Way better than a movie: the Edo Pop exhibition at the Minneapolis Institute of Arts.
Faced with a few spare weekday afternoon hours, I filled nearly two of them with a visit to this show, earlier this week. My favorite item was Utagawa Hiroshige’s Fireworks at Ryōgoku – check out a sharper digital copy here, with a handy magnifying feature. There’s a great audio clip about it here. At the time I considered the rendering of the fireworks of it to be clever and very skillfully done, but now that I compare it to my photo from a recent fireworks display in Minneapolis (at right), it seems very realistic. However, what appealed to me more about the print was the fine detail in the wood block carving, as well as the story behind it: those fireworks were done as a memorial event for citizens who had died in a cholera epidemic. This print, and so much in the the show is such a celebration of life, that I couldn’t help but leave the museum with a smile and to not be bothered so much by the insane rush-hour traffic that I had to handle shortly thereafter.
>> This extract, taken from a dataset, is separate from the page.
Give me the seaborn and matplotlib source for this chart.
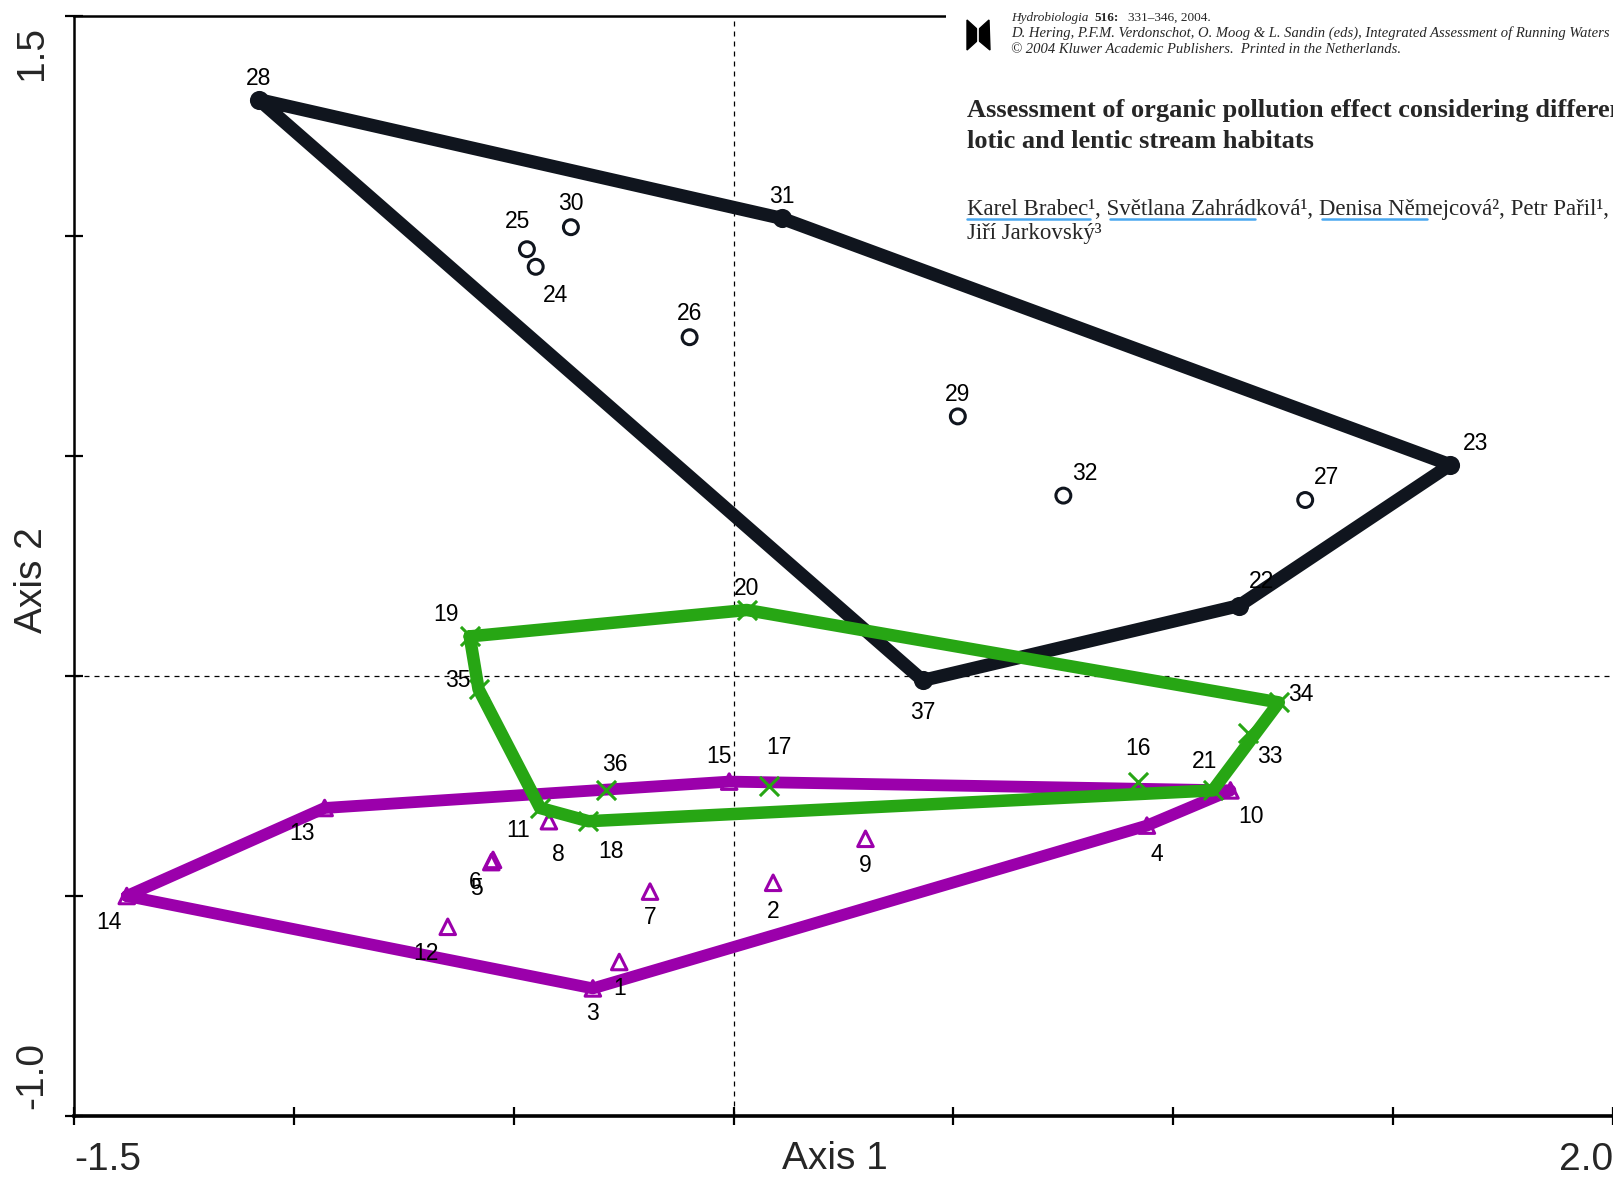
import matplotlib
matplotlib.use("Agg")
import matplotlib.pyplot as plt
import seaborn as sns
import pandas as pd
from matplotlib.lines import Line2D
from matplotlib.patches import Polygon

# --- data ---
black_ids = [28, 31, 23, 22, 37, 25, 30, 24, 26, 29, 32, 27]
black_x = [-1.08, 0.11, 1.63, 1.15, 0.43, -0.47, -0.37, -0.45, -0.10, 0.51, 0.75, 1.30]
black_y = [1.31, 1.04, 0.48, 0.16, -0.01, 0.97, 1.02, 0.93, 0.77, 0.59, 0.41, 0.40]
black_hull = [28, 31, 23, 22, 37]

green_ids = [19, 20, 34, 33, 21, 16, 17, 36, 18, 11, 35]
green_x = [-0.60, 0.03, 1.24, 1.17, 1.09, 0.92, 0.08, -0.29, -0.33, -0.44, -0.58]
green_y = [0.09, 0.15, -0.06, -0.13, -0.26, -0.24, -0.25, -0.26, -0.33, -0.30, -0.03]
green_hull = [19, 20, 34, 21, 18, 11, 35]

purple_ids = [14, 13, 15, 10, 4, 3, 8, 6, 5, 12, 1, 7, 2, 9]
purple_x = [-1.38, -0.93, -0.01, 1.13, 0.94, -0.32, -0.42, -0.547, -0.551, -0.65, -0.26, -0.19, 0.09, 0.30]
purple_y = [-0.50, -0.30, -0.24, -0.26, -0.34, -0.71, -0.33, -0.418, -0.423, -0.57, -0.65, -0.49, -0.47, -0.37]
purple_hull = [14, 13, 15, 10, 4, 3]

x_ticks = [-1.5, -1.0, -0.5, 0.0, 0.5, 1.0, 1.5, 2.0]
y_ticks = [-1.0, -0.5, 0.0, 0.5, 1.0, 1.5]
x_tick_vals = [-1.5, 2.0]
x_tick_text = ["-1.5", "2.0"]
y_tick_vals = [-1.0, 1.5]
y_tick_text = ["-1.0", "1.5"]

# label offsets (points) for each site number
black_off = [(0, 15.5), (0, 15.5), (18, 15.5), (16, 17), (0, -23), (-7, 20),
             (0, 17), (14, -21), (0, 17), (0, 16), (15.5, 16), (15.5, 16)]
green_off = [(-17, 15.5), (0, 15.5), (15.5, 6), (16, -17), (-6, 21), (0, 24),
             (7, 28), (6, 19), (16, -22), (-16, -16), (-15, 6)]
purple_off = [(-13, -19), (-16, -18.5), (-7, 18), (15, -19), (7, -21), (0, -18),
              (7, -24), (-12.5, -16), (-11, -19), (-16, -19), (0, -19), (0, -19),
              (0, -21), (0, -19)]

BLACK = "#10151e"
GREEN = "#27a614"
PURPLE = "#9b00ab"

sns.set_style("white")
plt.rcParams["font.family"] = ["Liberation Sans", "DejaVu Sans"]

W, H = 1613, 1178
fig = plt.figure(figsize=(W / 100, H / 100), dpi=100)
ax = fig.add_axes([74 / W, 62 / H, 1539 / W, 1100 / H])


def frame(ids, xs, ys, hull):
    df = pd.DataFrame({"site": ids, "x": xs, "y": ys})
    df["on_hull"] = df["site"].isin(hull)
    h = df.set_index("site").loc[hull + hull[:1]].reset_index()
    return df, h


bdf, bh = frame(black_ids, black_x, black_y, black_hull)
gdf, gh = frame(green_ids, green_x, green_y, green_hull)
pdf, ph = frame(purple_ids, purple_x, purple_y, purple_hull)

ax.axhline(0, color="black", lw=0.9, ls=(0, (4, 4)), zorder=1)
ax.axvline(0, color="black", lw=0.9, ls=(0, (4, 4)), zorder=1)

# black group
sns.lineplot(data=bh, x="x", y="y", sort=False, estimator=None, color=BLACK,
             linewidth=9.5, solid_joinstyle="round", solid_capstyle="round", zorder=2, ax=ax)
sns.scatterplot(data=bdf[bdf["on_hull"]], x="x", y="y", marker="o", s=190,
                color=BLACK, edgecolor=BLACK, linewidth=0, zorder=3, ax=ax)
sns.scatterplot(data=bdf[~bdf["on_hull"]], x="x", y="y", marker="o", s=115,
                facecolor="none", edgecolor=BLACK, linewidth=2.2, zorder=3, ax=ax)

# purple group
sns.lineplot(data=ph, x="x", y="y", sort=False, estimator=None, color=PURPLE,
             linewidth=8.5, solid_joinstyle="round", zorder=4, ax=ax)
sns.scatterplot(data=pdf, x="x", y="y", marker="^", s=125,
                facecolor="none", edgecolor=PURPLE, linewidth=2.2, zorder=5, ax=ax)

# green group
sns.scatterplot(data=gdf, x="x", y="y", marker="x", s=190,
                color=GREEN, linewidth=2.2, zorder=5, ax=ax)
sns.lineplot(data=gh, x="x", y="y", sort=False, estimator=None, color=GREEN,
             linewidth=9, solid_joinstyle="round", zorder=6, ax=ax)

for df, offs in [(bdf, black_off), (gdf, green_off), (pdf, purple_off)]:
    for (site, x, y), off in zip(df[["site", "x", "y"]].values, offs):
        ax.annotate(str(int(site)), (x, y), xytext=off, textcoords="offset points",
                    ha="center", va="center", fontsize=16.5, color="black", zorder=8)

ax.set_xlim(-1.5, 2.0)
ax.set_ylim(-1.0, 1.5)
ax.set_xticks(x_ticks)
ax.set_yticks(y_ticks)
ax.tick_params(direction="inout", length=13, width=1.6, color="black",
               bottom=True, left=True, top=False, right=False,
               labelbottom=False, labelleft=False)
for side, lw in [("left", 1.8), ("bottom", 2.6), ("top", 1.8)]:
    ax.spines[side].set_color("black")
    ax.spines[side].set_linewidth(lw)
ax.spines["right"].set_visible(False)

for v, t, ha in zip(x_tick_vals, x_tick_text, ["left", "right"]):
    ax.annotate(t, (v, 0), xycoords=("data", "axes fraction"), xytext=(0, -19),
                textcoords="offset points", ha=ha, va="top", fontsize=28)
for v, t, va, dy in zip(y_tick_vals, y_tick_text, ["bottom", "top"], [5, -7]):
    ax.annotate(t, (0, v), xycoords=("axes fraction", "data"), xytext=(-17, dy),
                textcoords="offset points", ha="right", va=va, rotation=90, fontsize=28)

ax.set_xlabel("Axis 1", fontsize=28)
ax.set_ylabel("Axis 2", fontsize=28)
ax.xaxis.label.set_va("center")
ax.xaxis.set_label_coords(0.4945, -0.039)
ax.yaxis.label.set_rotation_mode("default")
ax.yaxis.label.set_va("center")
ax.yaxis.label.set_ha("center")
ax.yaxis.set_label_coords(-0.0273, 0.487)

# --- pasted journal header in the top-right corner ---
hax = fig.add_axes([946 / W, 1 - 252 / H, 1 - 946 / W, 252 / H])
hax.set_facecolor("white")
hax.set_xticks([])
hax.set_yticks([])
for s in hax.spines.values():
    s.set_visible(False)


def px(x, y):
    return x / W, 1 - y / H


serif = ["Liberation Serif", "DejaVu Serif"]
fig.text(*px(1011, 21), "Hydrobiologia", family=serif, style="italic", fontsize=9.5)
fig.text(*px(1094, 21), "516:", family=serif, weight="bold", fontsize=9.5)
fig.text(*px(1128, 21), "331–346, 2004.", family=serif, fontsize=9.5)
fig.text(*px(1011, 37), "D. Hering, P.F.M. Verdonschot, O. Moog & L. Sandin (eds), "
         "Integrated Assessment of Running Waters",
         family=serif, style="italic", fontsize=10.5)
fig.text(*px(1011, 53), "© 2004 Kluwer Academic Publishers.  Printed in the Netherlands.",
         family=serif, style="italic", fontsize=10.5)
fig.text(*px(967, 117), "Assessment of organic pollution effect considering differences between",
         family=serif, weight="bold", fontsize=19)
fig.text(*px(967, 148), "lotic and lentic stream habitats",
         family=serif, weight="bold", fontsize=19)
fig.text(*px(967, 215), "Karel Brabec¹, Světlana Zahrádková¹, Denisa Němejcová², Petr Pařil¹,",
         family=serif, fontsize=16.5)
fig.text(*px(967, 239), "Jiří Jarkovský³", family=serif, fontsize=16.5)
for x0, x1 in [(967, 1090), (1110, 1255), (1322, 1427)]:
    fig.add_artist(Line2D([x0 / W, x1 / W], [1 - 219 / H] * 2, color="#4aa8f0",
                          lw=1.8, transform=fig.transFigure))

# small publisher logo
logo = [(967, 20), (978, 30), (989, 20), (990, 50), (978, 40), (967, 50)]
fig.add_artist(Polygon([px(a, b) for a, b in logo], closed=True, color="black",
                       transform=fig.transFigure))
fig.add_artist(Line2D([978 / W] * 2, [1 - 22 / H, 1 - 52 / H], color="white",
                      lw=1.2, transform=fig.transFigure))

fig.savefig("out.png", dpi=100)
Other favorites were Katsushika Hokusai’s Hodogaya on the Tokyo Road, Kesai Eisen’s No. 20: View of Hiratsukahara in Rain near Kutsukake Station, and Emily Allchurch’s Tokyo story – the installation pieces can be seen here, but the experience at the MIA was far superior, largely as the images are backlit and fairly large. The latter was the last part of the show I saw, with other pieces of more modern art that has been influenced by the Edo period prints. What struck me was how much the Allchurch work, any many of the older prints, made me feel like I was immersed in one of the visually rich online games (namely World of Warcraft, but now also Skyrim) that my husband enjoys playing. The super-saturated colors, the extreme range of scale in the scenery, and the deliberate clear imagery on every plane, are strong similarities I see between the classic works and today’s “pop” gaming scenery. I’m sure that’s intentional, or at least, the resulting effect is.
Great show. I’d like to go back – two hours for it weren’t enough, and there’s a great audio tour that I did not use, during my visit, partly due to near-dead phone battery.